Entries from a dataset

--------

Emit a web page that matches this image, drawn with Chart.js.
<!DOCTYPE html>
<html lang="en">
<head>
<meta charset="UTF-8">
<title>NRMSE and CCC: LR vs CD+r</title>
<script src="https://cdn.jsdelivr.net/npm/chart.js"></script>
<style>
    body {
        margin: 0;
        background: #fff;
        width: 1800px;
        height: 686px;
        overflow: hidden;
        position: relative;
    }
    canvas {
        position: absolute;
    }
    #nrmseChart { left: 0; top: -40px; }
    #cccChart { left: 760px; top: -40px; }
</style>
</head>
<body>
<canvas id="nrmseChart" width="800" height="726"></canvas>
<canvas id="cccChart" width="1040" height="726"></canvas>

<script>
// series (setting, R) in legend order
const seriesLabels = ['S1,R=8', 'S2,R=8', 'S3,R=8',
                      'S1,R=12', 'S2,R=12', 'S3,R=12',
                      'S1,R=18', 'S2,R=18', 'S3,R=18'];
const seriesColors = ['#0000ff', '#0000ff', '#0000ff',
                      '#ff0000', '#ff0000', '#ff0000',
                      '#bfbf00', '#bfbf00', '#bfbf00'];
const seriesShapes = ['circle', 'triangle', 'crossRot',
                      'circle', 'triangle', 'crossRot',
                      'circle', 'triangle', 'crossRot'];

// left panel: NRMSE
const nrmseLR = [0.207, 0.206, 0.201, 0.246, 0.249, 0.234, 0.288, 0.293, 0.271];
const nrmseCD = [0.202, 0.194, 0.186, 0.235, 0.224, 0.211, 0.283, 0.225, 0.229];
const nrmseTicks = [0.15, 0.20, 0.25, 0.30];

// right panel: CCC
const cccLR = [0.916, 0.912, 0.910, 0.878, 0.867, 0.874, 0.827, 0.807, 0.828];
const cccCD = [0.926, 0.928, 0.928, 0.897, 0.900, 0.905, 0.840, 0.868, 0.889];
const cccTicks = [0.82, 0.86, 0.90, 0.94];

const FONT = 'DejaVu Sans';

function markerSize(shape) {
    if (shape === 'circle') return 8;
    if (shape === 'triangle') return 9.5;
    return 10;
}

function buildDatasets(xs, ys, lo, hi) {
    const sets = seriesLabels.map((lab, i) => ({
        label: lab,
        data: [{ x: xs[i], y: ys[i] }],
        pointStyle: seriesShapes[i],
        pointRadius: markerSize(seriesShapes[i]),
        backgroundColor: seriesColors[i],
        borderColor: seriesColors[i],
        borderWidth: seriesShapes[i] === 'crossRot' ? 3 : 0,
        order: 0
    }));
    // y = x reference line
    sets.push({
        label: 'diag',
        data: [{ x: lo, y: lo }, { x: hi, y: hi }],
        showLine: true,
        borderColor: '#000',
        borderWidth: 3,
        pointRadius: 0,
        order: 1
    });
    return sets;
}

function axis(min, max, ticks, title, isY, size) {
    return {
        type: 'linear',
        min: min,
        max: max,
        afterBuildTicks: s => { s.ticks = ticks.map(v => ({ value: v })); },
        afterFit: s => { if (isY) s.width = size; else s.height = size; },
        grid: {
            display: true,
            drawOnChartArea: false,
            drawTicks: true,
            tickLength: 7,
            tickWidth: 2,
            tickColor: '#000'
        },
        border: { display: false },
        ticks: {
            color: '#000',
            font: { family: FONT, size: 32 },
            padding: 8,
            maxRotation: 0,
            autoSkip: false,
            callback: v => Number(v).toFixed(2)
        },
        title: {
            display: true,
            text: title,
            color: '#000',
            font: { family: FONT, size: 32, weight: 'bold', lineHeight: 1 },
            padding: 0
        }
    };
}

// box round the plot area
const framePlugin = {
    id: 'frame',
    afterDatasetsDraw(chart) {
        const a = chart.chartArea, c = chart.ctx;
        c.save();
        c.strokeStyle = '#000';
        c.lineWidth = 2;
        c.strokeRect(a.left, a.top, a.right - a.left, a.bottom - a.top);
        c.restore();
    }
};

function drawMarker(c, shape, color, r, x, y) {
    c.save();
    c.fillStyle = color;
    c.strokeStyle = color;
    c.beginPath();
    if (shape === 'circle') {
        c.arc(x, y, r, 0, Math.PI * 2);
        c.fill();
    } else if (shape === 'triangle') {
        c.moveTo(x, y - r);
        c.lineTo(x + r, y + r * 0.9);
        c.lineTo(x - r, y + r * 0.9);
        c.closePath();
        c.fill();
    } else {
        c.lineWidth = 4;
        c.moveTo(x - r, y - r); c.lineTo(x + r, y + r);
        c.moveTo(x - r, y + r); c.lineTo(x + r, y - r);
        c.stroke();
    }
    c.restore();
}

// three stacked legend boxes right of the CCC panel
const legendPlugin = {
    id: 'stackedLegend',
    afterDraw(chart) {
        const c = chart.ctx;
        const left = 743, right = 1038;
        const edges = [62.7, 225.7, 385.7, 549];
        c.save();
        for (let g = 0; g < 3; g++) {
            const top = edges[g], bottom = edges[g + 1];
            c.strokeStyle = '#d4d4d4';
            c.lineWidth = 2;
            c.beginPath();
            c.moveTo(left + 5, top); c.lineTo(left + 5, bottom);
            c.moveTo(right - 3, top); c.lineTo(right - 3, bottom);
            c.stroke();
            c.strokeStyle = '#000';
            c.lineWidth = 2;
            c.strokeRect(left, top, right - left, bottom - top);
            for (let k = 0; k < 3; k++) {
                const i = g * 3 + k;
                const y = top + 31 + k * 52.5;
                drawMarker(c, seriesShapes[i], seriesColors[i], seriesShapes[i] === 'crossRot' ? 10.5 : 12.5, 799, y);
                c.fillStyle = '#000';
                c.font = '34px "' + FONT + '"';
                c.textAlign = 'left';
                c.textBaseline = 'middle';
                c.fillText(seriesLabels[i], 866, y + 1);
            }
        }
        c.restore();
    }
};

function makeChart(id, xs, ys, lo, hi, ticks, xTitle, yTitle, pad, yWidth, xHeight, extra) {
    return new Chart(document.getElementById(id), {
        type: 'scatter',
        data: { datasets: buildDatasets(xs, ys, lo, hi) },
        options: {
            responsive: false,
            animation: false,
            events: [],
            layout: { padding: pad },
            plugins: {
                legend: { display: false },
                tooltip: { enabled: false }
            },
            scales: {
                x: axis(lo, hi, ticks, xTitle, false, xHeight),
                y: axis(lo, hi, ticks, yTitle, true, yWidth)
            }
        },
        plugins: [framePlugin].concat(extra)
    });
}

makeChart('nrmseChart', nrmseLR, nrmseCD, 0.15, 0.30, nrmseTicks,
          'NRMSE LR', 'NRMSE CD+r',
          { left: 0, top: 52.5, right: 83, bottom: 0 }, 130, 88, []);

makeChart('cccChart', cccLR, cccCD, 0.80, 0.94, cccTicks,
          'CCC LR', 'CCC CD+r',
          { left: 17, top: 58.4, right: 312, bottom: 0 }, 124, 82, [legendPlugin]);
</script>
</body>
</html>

--------

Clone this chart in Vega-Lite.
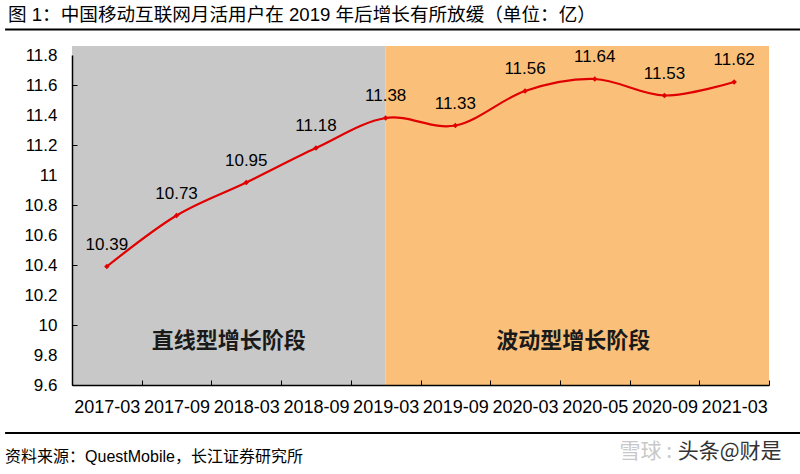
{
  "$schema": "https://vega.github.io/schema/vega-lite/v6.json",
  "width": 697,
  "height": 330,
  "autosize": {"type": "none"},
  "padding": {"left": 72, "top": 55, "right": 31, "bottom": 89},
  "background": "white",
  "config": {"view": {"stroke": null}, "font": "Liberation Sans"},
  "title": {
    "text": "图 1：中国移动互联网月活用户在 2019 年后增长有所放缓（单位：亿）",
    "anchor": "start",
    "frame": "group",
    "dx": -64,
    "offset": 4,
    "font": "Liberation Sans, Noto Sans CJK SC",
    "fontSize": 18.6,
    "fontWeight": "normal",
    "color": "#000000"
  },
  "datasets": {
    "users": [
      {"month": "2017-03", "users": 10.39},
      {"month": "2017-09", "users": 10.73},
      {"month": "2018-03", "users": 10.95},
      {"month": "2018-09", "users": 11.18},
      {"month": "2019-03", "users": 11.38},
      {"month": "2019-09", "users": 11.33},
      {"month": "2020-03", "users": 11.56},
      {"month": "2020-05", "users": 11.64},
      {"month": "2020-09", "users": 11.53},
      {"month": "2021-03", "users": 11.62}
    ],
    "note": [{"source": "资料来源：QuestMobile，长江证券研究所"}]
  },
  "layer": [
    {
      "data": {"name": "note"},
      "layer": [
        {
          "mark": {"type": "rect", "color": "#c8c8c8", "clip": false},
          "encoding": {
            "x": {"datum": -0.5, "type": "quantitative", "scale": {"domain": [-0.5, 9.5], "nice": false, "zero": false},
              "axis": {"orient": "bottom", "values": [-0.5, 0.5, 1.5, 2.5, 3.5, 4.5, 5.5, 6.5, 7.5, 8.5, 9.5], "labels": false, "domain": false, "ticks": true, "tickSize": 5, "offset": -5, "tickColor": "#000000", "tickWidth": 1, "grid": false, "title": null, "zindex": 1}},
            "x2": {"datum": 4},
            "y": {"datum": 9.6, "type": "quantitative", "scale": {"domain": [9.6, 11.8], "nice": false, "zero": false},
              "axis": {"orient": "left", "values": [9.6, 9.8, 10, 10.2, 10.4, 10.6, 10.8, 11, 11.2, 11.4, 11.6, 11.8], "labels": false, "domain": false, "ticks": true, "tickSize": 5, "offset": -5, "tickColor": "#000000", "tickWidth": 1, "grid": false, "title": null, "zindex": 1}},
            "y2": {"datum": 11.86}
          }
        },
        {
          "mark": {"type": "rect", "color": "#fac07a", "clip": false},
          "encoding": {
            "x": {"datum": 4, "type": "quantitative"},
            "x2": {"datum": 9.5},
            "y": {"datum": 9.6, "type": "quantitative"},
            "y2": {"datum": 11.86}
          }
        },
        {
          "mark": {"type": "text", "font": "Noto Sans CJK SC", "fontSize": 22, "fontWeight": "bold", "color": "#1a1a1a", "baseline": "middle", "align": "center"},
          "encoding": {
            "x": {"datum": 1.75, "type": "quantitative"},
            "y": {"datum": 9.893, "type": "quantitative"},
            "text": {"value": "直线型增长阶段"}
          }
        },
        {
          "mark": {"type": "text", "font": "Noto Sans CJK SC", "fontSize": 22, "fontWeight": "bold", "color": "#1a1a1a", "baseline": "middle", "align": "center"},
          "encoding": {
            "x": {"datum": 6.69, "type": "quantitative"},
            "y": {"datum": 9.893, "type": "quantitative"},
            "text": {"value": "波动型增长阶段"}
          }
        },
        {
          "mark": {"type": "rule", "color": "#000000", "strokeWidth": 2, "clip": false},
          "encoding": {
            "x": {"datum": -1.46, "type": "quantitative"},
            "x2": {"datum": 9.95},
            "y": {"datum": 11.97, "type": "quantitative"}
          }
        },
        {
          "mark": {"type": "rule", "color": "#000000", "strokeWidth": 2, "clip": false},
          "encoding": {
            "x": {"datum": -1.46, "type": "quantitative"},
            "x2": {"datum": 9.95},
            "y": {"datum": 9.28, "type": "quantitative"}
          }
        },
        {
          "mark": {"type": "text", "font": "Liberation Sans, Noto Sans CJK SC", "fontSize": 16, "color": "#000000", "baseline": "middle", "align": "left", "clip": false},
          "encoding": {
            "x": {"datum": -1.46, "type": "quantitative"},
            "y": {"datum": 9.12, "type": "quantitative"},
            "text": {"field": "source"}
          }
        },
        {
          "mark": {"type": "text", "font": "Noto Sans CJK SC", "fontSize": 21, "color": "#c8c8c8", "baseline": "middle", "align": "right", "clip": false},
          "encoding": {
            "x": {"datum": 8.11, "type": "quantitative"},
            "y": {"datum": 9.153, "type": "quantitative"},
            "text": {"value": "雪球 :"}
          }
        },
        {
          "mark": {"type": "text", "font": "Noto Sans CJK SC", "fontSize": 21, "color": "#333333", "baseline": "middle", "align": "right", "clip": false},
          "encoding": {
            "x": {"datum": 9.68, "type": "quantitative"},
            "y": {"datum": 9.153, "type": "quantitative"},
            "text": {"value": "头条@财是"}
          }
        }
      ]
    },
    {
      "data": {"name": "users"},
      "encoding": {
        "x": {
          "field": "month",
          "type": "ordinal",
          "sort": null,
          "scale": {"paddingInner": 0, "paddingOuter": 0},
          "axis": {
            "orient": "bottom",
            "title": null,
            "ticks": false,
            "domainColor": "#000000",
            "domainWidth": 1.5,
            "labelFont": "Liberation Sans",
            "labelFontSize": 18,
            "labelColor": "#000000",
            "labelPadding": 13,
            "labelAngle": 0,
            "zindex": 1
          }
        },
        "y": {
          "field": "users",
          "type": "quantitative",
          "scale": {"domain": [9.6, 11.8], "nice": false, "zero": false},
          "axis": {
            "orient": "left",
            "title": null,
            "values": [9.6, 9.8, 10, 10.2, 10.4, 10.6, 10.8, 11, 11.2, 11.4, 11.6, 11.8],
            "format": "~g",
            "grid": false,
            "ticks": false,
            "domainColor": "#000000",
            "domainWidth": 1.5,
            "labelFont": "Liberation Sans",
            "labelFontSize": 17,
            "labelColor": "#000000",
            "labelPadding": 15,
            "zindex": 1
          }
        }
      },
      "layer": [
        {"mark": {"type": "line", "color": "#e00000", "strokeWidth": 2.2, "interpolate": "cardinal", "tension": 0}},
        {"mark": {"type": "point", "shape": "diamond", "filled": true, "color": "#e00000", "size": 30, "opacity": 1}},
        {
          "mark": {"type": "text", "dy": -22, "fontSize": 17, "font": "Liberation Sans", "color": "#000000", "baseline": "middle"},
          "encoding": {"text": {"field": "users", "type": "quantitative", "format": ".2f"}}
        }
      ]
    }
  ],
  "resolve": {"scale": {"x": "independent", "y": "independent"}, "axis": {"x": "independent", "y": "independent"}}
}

--------

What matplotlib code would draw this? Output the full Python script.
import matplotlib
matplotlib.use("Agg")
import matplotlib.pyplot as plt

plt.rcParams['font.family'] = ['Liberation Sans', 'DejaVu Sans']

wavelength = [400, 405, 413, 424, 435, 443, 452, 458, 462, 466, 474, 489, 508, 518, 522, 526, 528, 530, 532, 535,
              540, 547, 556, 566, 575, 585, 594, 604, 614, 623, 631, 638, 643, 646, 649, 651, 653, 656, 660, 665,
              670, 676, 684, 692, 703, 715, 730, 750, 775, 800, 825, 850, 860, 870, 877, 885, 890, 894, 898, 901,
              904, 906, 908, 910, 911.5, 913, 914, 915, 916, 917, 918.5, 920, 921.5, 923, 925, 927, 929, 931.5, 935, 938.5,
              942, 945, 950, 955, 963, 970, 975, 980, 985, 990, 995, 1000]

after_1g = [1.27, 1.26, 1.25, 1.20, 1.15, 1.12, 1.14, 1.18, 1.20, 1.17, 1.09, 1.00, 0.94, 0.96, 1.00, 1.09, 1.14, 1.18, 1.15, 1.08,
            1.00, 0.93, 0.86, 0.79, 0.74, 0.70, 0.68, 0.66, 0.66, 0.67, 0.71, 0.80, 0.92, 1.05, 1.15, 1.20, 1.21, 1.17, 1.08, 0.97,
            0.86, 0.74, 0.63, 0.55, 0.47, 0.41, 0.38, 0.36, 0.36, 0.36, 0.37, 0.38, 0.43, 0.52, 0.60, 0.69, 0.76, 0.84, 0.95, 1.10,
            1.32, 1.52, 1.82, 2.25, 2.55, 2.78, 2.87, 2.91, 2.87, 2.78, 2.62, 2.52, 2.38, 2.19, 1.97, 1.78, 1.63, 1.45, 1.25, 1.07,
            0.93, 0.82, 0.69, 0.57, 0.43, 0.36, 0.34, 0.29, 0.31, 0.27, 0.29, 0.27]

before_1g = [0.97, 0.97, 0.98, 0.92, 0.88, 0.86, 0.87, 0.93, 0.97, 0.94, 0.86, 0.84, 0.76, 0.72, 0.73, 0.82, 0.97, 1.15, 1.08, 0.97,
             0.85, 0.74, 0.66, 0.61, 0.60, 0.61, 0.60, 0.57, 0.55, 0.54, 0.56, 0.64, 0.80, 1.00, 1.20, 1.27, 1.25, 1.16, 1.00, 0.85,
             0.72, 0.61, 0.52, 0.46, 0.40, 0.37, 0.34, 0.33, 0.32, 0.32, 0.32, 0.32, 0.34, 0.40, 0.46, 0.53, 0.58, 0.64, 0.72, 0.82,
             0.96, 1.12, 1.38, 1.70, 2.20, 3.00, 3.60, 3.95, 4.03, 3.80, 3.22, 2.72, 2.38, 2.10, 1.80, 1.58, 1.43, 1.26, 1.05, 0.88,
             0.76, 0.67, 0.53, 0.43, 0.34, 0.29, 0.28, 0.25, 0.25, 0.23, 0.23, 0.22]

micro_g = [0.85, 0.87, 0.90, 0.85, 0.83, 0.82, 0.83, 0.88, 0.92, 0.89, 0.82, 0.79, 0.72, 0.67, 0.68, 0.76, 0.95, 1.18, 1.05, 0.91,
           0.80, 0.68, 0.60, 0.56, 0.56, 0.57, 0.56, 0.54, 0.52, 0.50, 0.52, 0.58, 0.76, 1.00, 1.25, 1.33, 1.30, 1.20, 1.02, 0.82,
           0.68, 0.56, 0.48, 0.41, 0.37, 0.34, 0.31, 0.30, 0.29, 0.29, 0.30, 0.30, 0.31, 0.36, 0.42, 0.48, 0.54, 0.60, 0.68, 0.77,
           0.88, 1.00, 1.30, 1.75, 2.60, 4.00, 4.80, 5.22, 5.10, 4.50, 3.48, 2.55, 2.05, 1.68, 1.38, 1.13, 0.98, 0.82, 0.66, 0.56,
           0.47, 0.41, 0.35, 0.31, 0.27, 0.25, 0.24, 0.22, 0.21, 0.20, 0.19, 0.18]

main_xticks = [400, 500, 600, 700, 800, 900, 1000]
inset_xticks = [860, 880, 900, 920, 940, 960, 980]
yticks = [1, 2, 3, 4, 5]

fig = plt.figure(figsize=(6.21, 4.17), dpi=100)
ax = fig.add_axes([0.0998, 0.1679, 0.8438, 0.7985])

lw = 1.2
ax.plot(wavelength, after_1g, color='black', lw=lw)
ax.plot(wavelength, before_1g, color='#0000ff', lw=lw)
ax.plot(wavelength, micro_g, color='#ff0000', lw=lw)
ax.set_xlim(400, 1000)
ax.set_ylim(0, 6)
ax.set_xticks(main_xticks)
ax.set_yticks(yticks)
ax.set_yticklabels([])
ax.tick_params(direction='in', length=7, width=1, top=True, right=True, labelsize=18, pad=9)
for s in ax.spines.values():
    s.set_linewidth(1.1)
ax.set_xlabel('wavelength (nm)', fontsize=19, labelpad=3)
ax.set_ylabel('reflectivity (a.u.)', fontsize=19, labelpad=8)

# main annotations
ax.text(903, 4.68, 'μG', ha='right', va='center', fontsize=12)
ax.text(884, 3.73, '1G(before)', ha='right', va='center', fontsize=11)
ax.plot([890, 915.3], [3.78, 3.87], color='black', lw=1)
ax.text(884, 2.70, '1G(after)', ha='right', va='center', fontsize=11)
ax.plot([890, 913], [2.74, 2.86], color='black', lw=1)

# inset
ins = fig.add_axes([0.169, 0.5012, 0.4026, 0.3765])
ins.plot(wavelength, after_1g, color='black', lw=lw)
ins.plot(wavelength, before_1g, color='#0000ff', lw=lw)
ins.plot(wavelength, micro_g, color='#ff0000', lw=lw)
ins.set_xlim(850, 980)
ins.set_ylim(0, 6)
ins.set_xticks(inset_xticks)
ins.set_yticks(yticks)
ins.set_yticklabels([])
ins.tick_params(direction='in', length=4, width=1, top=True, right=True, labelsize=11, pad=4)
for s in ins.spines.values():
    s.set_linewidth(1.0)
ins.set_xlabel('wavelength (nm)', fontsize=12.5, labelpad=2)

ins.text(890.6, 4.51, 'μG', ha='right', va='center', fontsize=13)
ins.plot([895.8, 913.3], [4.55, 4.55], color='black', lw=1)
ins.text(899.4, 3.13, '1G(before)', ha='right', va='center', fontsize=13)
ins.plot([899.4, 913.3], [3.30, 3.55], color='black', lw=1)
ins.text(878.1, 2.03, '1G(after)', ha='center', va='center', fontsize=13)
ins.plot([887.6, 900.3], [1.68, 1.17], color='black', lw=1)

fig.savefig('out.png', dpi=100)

--------

Objective » Give again the run of lines that opens at the line with "What matplotlib code" and closes at the line with "plt.rcParams['font.family'] = ['Liberation", exactly, and only that run.

In response »
What matplotlib code would draw this? Output the full Python script.
import matplotlib
matplotlib.use("Agg")
import matplotlib.pyplot as plt

plt.rcParams['font.family'] = ['Liberation Sans', 'DejaVu Sans']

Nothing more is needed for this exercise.